В 1908 году живописец возвращается в Петербург вместе с женой-француженкой и парой сотен работ. Некоторые из них вошли в экспозицию: «Негритянская деревня» (1907), «Портрет жены» (1907), «Берег» (1908). Особое место отведено творениям на религиозные темы. Художник исполнял заказы для храмов: росписи для церкви Казанской иконы Божией Матери в Саратове (1902), иконостас и икона из майолики на фасаде церкви Ортопедического института в Петербурге (1904), недавно вновь открытая фреска «Благовещение» в Никольском Морском соборе в Кронштадте (1913). В 1920-е Петров-Водкин, находясь в поисках новой религии, ведущей к Богу, сближается с кругом писателей, особенно с Андреем Белым и Леонидом Андреевым, активно участвует в Вольной философской ассоциации (Вольфила). В это время он создает серию рисунков, которые так и не удается опубликовать. Обращаясь к христианским мотивам, мастер не придерживался строгого канона, таковы его «Христос-сеятель» (1914), «Голова Христа» (1921), «Распятие» (1922), небольшая «Мадонна с ребенком. Пробуждающая» (1922), написанная в ожидании появления дочери Елены и освященная автором в церкви.

Примечательно, что в произведениях, повествующих о советской действительности и отсылающих к религиозным сюжетам, Петров-Водкин предстает философом и мыслителем в значительно большей степени, чем в работах, созданных непосредственно на библейские темы. В картине «После боя» (1923) внутреннему взору сидящих за столом красногвардейцев является их убитый товарищ, в «Смерти комиссара» прослеживается тема жертвенной гибели и оплакивания, композиция «Новоселье» (1937) задумана по образу и подобию «Тайной вечери» Леонардо да Винчи, виденной русским художником в Милане.

В творчестве мастера послереволюционного периода, когда искусство, исполнив пророческую функцию, стало зеркалом социалистического быта, исследователи усматривают признаки глубокого внутреннего конфликта: главным стремлением мэтра оставалось возвышение над повседневностью.

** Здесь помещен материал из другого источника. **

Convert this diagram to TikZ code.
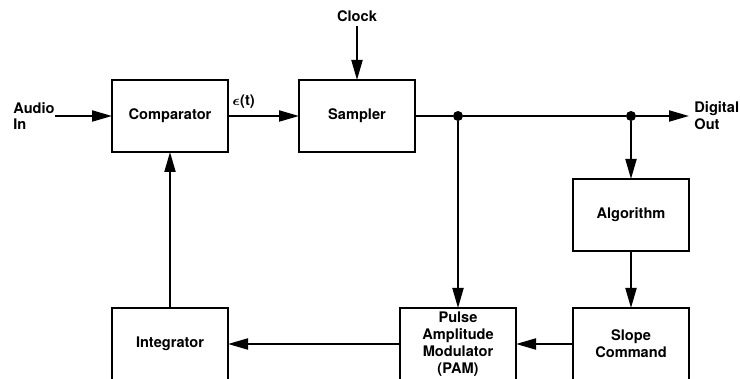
\documentclass[tikz,border=0pt]{standalone}
\usepackage{fontspec}
\setmainfont{TeX Gyre Heros}
\usetikzlibrary{arrows.meta,positioning}
\tikzset{
  block/.style={draw,line width=1.1pt,minimum width=58pt,minimum height=36pt,
    align=center,inner sep=1pt,outer sep=0pt},
  tag/.style={align=left,inner sep=0pt},
  flow/.style={-{Triangle[length=10pt,width=5.5pt]},line width=1pt},
  wire/.style={line width=1pt},
  tap/.style={circle,fill,inner sep=0pt,minimum size=5pt}
}

\begin{document}
\begin{tikzpicture}[node distance=28.5pt,font=\bfseries\fontsize{7.3}{8.4}\selectfont]
  \useasboundingbox (0,0) rectangle (370pt,-189.5pt);
  \node[block] (comparator) at (85pt,-58pt) {Comparator};
  \node[block,right=35.5pt of comparator] (sampler) {Sampler};
  \node[block,below=78pt of comparator] (integrator) {Integrator};
  \node[block,right=86pt of integrator] (pam)
    {Pulse\\Amplitude\\Modulator\\(PAM)};
  \node[block,right=of pam] (slope) {Slope\\Command};
  \node[block,above=of slope] (algorithm) {Algorithm};
  \node[tag,left=of comparator] (audio) {Audio\\In};
  \node[tag,inner sep=2pt,above=27pt of sampler] (clock) {Clock};
  \node[tap] (tap1) at (pam.north |- sampler.east) {};
  \node[tap] (tap2) at (algorithm.north |- sampler.east) {};
  \coordinate (outend) at (algorithm.east |- sampler.east);
  \node[tag,right=2.5pt of outend] (digout) {Digital\\Out};

  \draw[flow] (audio) -- (comparator);
  \draw[flow] (comparator) -- node[pos=0.22,above]{{\boldmath\(\epsilon\)}(t)} (sampler);
  \draw[flow] (clock) -- (sampler);
  \draw[wire] (sampler.east) -- (tap1) -- (tap2);
  \draw[flow] (tap2) -- (outend);
  \draw[flow] (tap1) -- (pam);
  \draw[flow] (tap2) -- (algorithm);
  \draw[flow] (algorithm) -- (slope);
  \draw[flow] (slope) -- (pam);
  \draw[flow] (pam) -- (integrator);
  \draw[flow] (integrator) -- (comparator);
\end{tikzpicture}
\end{document}
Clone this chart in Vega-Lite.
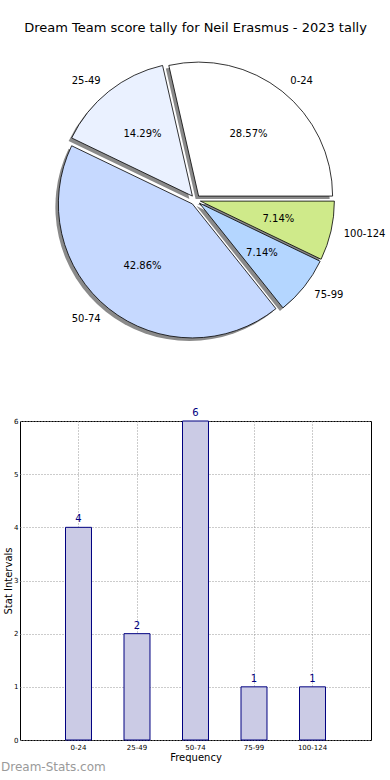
{
  "$schema": "https://vega.github.io/schema/vega-lite/v6.json",
  "padding": {"top": 22, "left": 0, "right": 0, "bottom": 0},
  "bounds": "flush",
  "spacing": 66,
  "config": {
    "font": "DejaVu Sans",
    "title": {"font": "DejaVu Sans", "fontWeight": "normal"}
  },
  "vconcat": [
    {
      "width": 351,
      "height": 310,
      "view": {"stroke": null},
      "title": {"text": "Dream Team score tally for Neil Erasmus - 2023 tally", "fontSize": 13, "anchor": "middle", "offset": 10, "color": "black"},
      "data": {"values": [
        {"label": "100-124", "count": 1, "pct": "7.14%", "k": 1},
        {"label": "75-99", "count": 1, "pct": "7.14%", "k": 2},
        {"label": "50-74", "count": 6, "pct": "42.86%", "k": 3},
        {"label": "25-49", "count": 2, "pct": "14.29%", "k": 4},
        {"label": "0-24", "count": 4, "pct": "28.57%", "k": 5}
      ]},
      "transform": [
        {"joinaggregate": [{"op": "sum", "field": "count", "as": "total"}]},
        {"window": [{"op": "sum", "field": "count", "as": "cum"}], "sort": [{"field": "k"}], "frame": [null, 0]},
        {"calculate": "PI/2 + (datum.cum - datum.count/2)/datum.total*2*PI", "as": "ang"},
        {"calculate": "5*sin(datum.ang)", "as": "dx"},
        {"calculate": "-5*cos(datum.ang)", "as": "dy"}
      ],
      "encoding": {
        "theta": {"field": "count", "type": "quantitative", "stack": true, "scale": {"range": [1.5707963, 7.8539816]}},
        "order": {"field": "k", "type": "quantitative"}
      },
      "layer": [
        {
          "mark": {"type": "arc", "outerRadius": 134, "fill": "#8a8a8a", "stroke": null,
                   "xOffset": {"expr": "datum.dx - 3"}, "yOffset": {"expr": "datum.dy + 3"}}
        },
        {
          "mark": {"type": "arc", "outerRadius": 134, "stroke": "black", "strokeWidth": 0.8,
                   "xOffset": {"expr": "datum.dx"}, "yOffset": {"expr": "datum.dy"}},
          "encoding": {
            "color": {"field": "label", "type": "nominal", "legend": null,
                      "scale": {"domain": ["0-24", "25-49", "50-74", "75-99", "100-124"],
                                "range": ["#ffffff", "#eaf1ff", "#c6d9ff", "#b4d6ff", "#cfea8a"]}}
          }
        },
        {
          "mark": {"type": "text", "radius": 80, "fontSize": 10, "color": "black",
                   "xOffset": {"expr": "datum.dx"}, "yOffset": {"expr": "datum.dy"}},
          "encoding": {"text": {"field": "pct"}}
        },
        {
          "mark": {"type": "text", "radius": 147, "fontSize": 10, "color": "black", "baseline": "middle",
                   "align": {"expr": "datum.dx > 0.01 ? 'left' : 'right'"},
                   "xOffset": {"expr": "datum.dx"}, "yOffset": {"expr": "datum.dy"}},
          "encoding": {"text": {"field": "label"}}
        }
      ]
    },
    {
      "width": 351,
      "height": 319,
      "view": {"stroke": "black", "strokeWidth": 1},
      "title": {"text": "Dream-Stats.com", "orient": "bottom", "anchor": "start", "frame": "group", "dx": -19, "offset": 0, "fontSize": 12, "color": "#9a9a9a"},
      "data": {"values": [
        {"label": "0-24", "count": 4},
        {"label": "25-49", "count": 2},
        {"label": "50-74", "count": 6},
        {"label": "75-99", "count": 1},
        {"label": "100-124", "count": 1}
      ]},
      "encoding": {
        "x": {"field": "label", "type": "nominal", "sort": null,
              "scale": {"paddingInner": 0.556, "paddingOuter": 0.778},
              "axis": {"title": "Frequency", "titleFontSize": 10, "titleFontWeight": "normal", "titlePadding": 2,
                       "labelAngle": 0, "labelFontSize": 7, "labelPadding": 3, "ticks": false, "domain": false,
                       "grid": true, "gridDash": [1, 2], "gridColor": "#999999", "labelColor": "black", "titleColor": "black"}},
        "y": {"field": "count", "type": "quantitative", "scale": {"domain": [0, 6], "nice": false},
              "axis": {"title": "Stat Intervals", "titleFontSize": 10, "titleFontWeight": "normal", "titlePadding": 0,
                       "values": [0, 1, 2, 3, 4, 5, 6], "format": "d", "labelFontSize": 7, "labelPadding": 2,
                       "ticks": false, "domain": false, "grid": true, "gridDash": [1, 2], "gridColor": "#999999",
                       "labelColor": "black", "titleColor": "black"}}
      },
      "layer": [
        {"mark": {"type": "bar", "fill": "#cbcbe5", "stroke": "#000080", "strokeWidth": 1}},
        {"mark": {"type": "text", "dy": -3, "baseline": "bottom", "fontSize": 10, "color": "#000080"},
         "encoding": {"text": {"field": "count", "type": "quantitative"}}}
      ]
    }
  ]
}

Не случайно двойственное впечатление остается от таких картин, как «Первая демонстрация. Семья рабочего в первую годовщину Октября. 1918 год» (1927), «Семья командира» (1938). В портретах мы видим то же духовное напряжение: в скорбном «лике» Анны Ахматовой (1922), в плотно сжатых устах Любови Эренбург (1924), жены знаменитого писателя, и в особенности — в автопортретах самого Петрова-Водкина. Лишь в жанре натюрморта, где «сюжет и психологизм не загораживают определения предмета в пространстве», художник испытывает большую радость «от проникновения в мир вещей». Драгоценными вставками в оправу музейной экспозиции стали работы «Утренний натюрморт» (1918), «Яблоко и лимон» (1930), «Черемуха в стакане» (1932), «Виноград» (1938).

Одно из самых интересных открытий выставки — графическое наследие классика, которое с 1978 года не демонстрировалось в столь значительном количестве. Это и эскизы к масштабным произведениям, и станковая графика, имеющая самостоятельное художественное значение. Особенно примечательна серия рисунков, созданных во Франции в середине 1920-х годов. По тонкому наблюдению заведующей отделом рисунка ГРМ Натальи Козыревой, в творческих исканиях Петрова-Водкина того времени обнаруживаются параллели с развитием кинематографа (описательная фактография «Киноглаза» Дзиги Вертова, теории Сергея Эйзенштейна). Емкие образы этих рисунков композиционно напоминают раскадровку фильма.

Вообще графика, представленная в залах Русского музея, даже в большей степени, чем живопись, позволяет заглянуть в творческую лабораторию и глубже понять классика. Знаковым в этом смысле стал тушевый рисунок «Ретроспектива» (1920), напоминающий о том, что для Петрова-Водкина, как писал искусствовед Сергей Даниэль, «любая картина, независимо от сюжета, жанра, размера, числа предметов и фигур, — есть картина мира, а проблема композиции — «целая философия», и не иначе».